RNA-Seq bioinformatics among the open source software projects awarded funding from the Chan Zuckerberg Initiative

The Chan Zuckerberg Initiative (CZI) announced $3.8 million in funding for 23 grants to support open source software projects essential to biomedical research, enabling software maintenance, growth, development, and community engagement. As part of CZI’s Essential Open Source Software for Science program, this announcement brings CZI’s total commitment to funding scientific open source to $8.8 million.

Open source software is crucial to modern scientific research, advancing biology and medicine while providing reproducibility and transparency. Yet even the most widely-used research software often lacks dedicated funding. With these grants, awardees will be able to hire additional developers, improve documentation, address usability, improve compatibility, onboard contributors, convene communities, and more.

“Hundreds of thousands of scientists each day use open source software to carry out their research,” said CZI Head of Science Cori Bargmann. “Scientists deserve better tools, and we’re helping to meet that need by supporting open source projects that will advance biomedical science and foster greater access to critical software.”

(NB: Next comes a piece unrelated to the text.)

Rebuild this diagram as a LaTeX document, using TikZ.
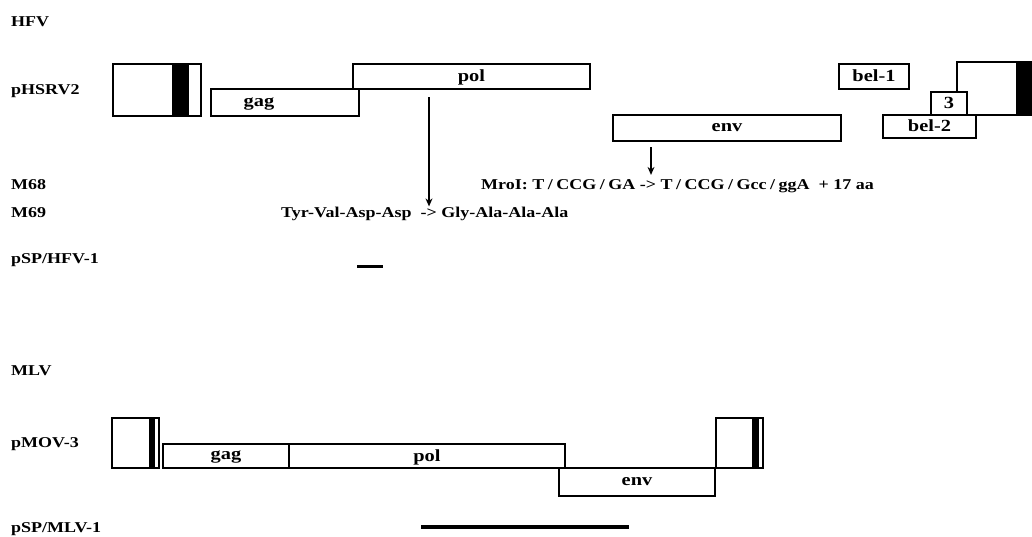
\documentclass[tikz,border=0pt]{standalone}
\usepackage{fontspec}
\setmainfont{Liberation Serif}[FakeStretch=1.2]
\usetikzlibrary{arrows.meta}
\tikzset{
  gene/.style={rectangle, draw, fill=white, line width=1.1pt, inner sep=0pt,
               font=\fontsize{17}{17}\selectfont\bfseries, text depth=1pt},
  ltr/.style={rectangle, draw, fill=white, line width=1.1pt, inner sep=0pt},
  lbl/.style={anchor=base west, inner sep=0pt,
              font=\fontsize{15}{15}\selectfont\bfseries},
  arrow/.style={-{Stealth[length=8pt,width=7pt]}, line width=1.2pt},
  probe/.style={line width=3pt}
}
\newcommand{\seqsl}{\kern3.5pt/\kern3.5pt}
\begin{document}
\begin{tikzpicture}[x=1pt, y=-1pt]
  \useasboundingbox (0,0) rectangle (1032,536);

  % row labels
  \node[lbl] (hfv) at (11,26) {HFV};
  \node[lbl] (phsrv) at (11,94) {pHSRV2};
  \node[lbl] (m68) at (11,189) {M68};
  \node[lbl] (m69) at (11,217) {M69};
  \node[lbl] (psphfv) at (11,263) {pSP/HFV-1};
  \node[lbl] (mlv) at (11,375) {MLV};
  \node[lbl] (pmov) at (11,447) {pMOV-3};
  \node[lbl] (psmlv) at (11,532) {pSP/MLV-1};

  % HFV provirus
  \node[ltr, minimum width=88pt, minimum height=52pt] (hltrL) at (157,90) {};
  \fill (172,64) rectangle (189,116);
  \node[gene, minimum width=148pt, minimum height=27pt] (hgag) at (285,102.5) {};
  \node[font=\fontsize{17}{17}\selectfont\bfseries, text depth=1pt] (hgagtxt) at (259,102.5) {gag};
  \node[gene, minimum width=237pt, minimum height=25pt] (hpol) at (471.5,76.5) {pol};
  \node[gene, minimum width=228pt, minimum height=26pt] (henv) at (727,128) {env};
  \node[gene, minimum width=70pt, minimum height=25pt] (hbel1) at (874,76.5) {bel-1};
  \node[ltr, minimum width=74pt, minimum height=53pt] (hltrR) at (994,88.5) {};
  \fill (1016,62) rectangle (1031.5,115);
  \node[gene, minimum width=36pt, minimum height=23pt] (hbel3) at (949,103.5) {3};
  \node[gene, minimum width=93pt, minimum height=23pt] (hbel2) at (929.5,126.5) {bel-2};

  % mutations
  \node[lbl] (mroi) at (481,189) {MroI: T\seqsl CCG\seqsl GA -> T\seqsl CCG\seqsl Gcc\seqsl ggA\ \ + 17 aa};
  \node[lbl] (tyr) at (281,217) {Tyr-Val-Asp-Asp\ \ -> Gly-Ala-Ala-Ala};
  \coordinate (polmut) at (429,97);
  \coordinate (envmut) at (651,147);
  \draw[arrow] (polmut) -- (polmut |- tyr.north);
  \draw[arrow, shorten >=4pt] (envmut) -- (envmut |- mroi.north);

  % HFV probe
  \coordinate (hp1) at (357,266);
  \coordinate (hp2) at (383,266);
  \draw[probe] (hp1) -- (hp2);

  % MLV provirus
  \node[ltr, minimum width=47pt, minimum height=50pt] (mltrL) at (135.5,443) {};
  \fill (149,418) rectangle (155,468);
  \node[gene, minimum width=126pt, minimum height=24pt] (mgag) at (226,456) {gag};
  \node[gene, minimum width=276pt, minimum height=24pt] (mpol) at (427,456) {pol};
  \node[gene, minimum width=156pt, minimum height=28pt] (menv) at (637,482) {env};
  \node[ltr, minimum width=47pt, minimum height=50pt] (mltrR) at (739.5,443) {};
  \fill (752,418) rectangle (759,468);

  % MLV probe
  \coordinate (mp1) at (421,527);
  \coordinate (mp2) at (629,527);
  \draw[probe, line width=4pt] (mp1) -- (mp2);
\end{tikzpicture}
\end{document}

This new series of grants expands the reach of the EOSS program to now include open source tools used in clinical medicine, two established libraries for biomedical workflows and pipelines, foundational support for real-time collaboration in notebooks, and widely used libraries to accelerate data analysis via parallel computing, graph analysis, and multidimensional data representation. Funds will also support important tools used in single cell biology, bioinformatics, genomics, imaging, and neuroscience.

Maintenance and Improvement of Validated, Community Developed NGS Analyses
bcbio-nextgen – Rory Kirchner (Harvard Chan School of Public Health)
To improve the bcbio-nextgen toolkit, focusing on maintaining existing variant calling functionality and extending support for structural and RNA-seq variant analyses.

Open Source Software for Bulk and Single-Cell RNA-seq
Kallisto – Lior Pachter (California Institute of Technology)
To support development, outreach, and user support for the kallisto RNA-seq and single-cell RNA-seq software project.

View the full list of grantees.

CZI staff will further support awarded projects by convening grantee meetings and connecting open source software developers to technical experts, scientists, and one another, including other CZI-funded grantees and members of the broader scientific community.

CZI supports several areas of basic science and technology with the goal of making it possible to cure, prevent, or manage all diseases by the end of this century. The Essential Open Source Software program aims to support software tools in service of this mission through a series of RFAs. Today’s grant announcement represents the second cycle of the program, and CZI will invite applications for a third distinct cycle opening June 16, 2020.

Applications can request funding between $50,000 and $250,000 total costs. CZI will solicit applications for software projects that are essential to biomedical research, have demonstrated impact, and can show potential for continued improvement. CZI will consider two broad categories of projects:

  • Domain-specific software for analyzing, visualizing, and otherwise working with the specific data types that arise in biomedical science (e.g., genomic sequences, microscopy images, and molecular structures); and
  • Foundational tools and infrastructure that enable a wide variety of downstream software across several domains of science and computational research (e.g. numerical computation, data structures, workflows, and reproducibility). Foundational tools must have demonstrated impact on some area(s) of biomedical research.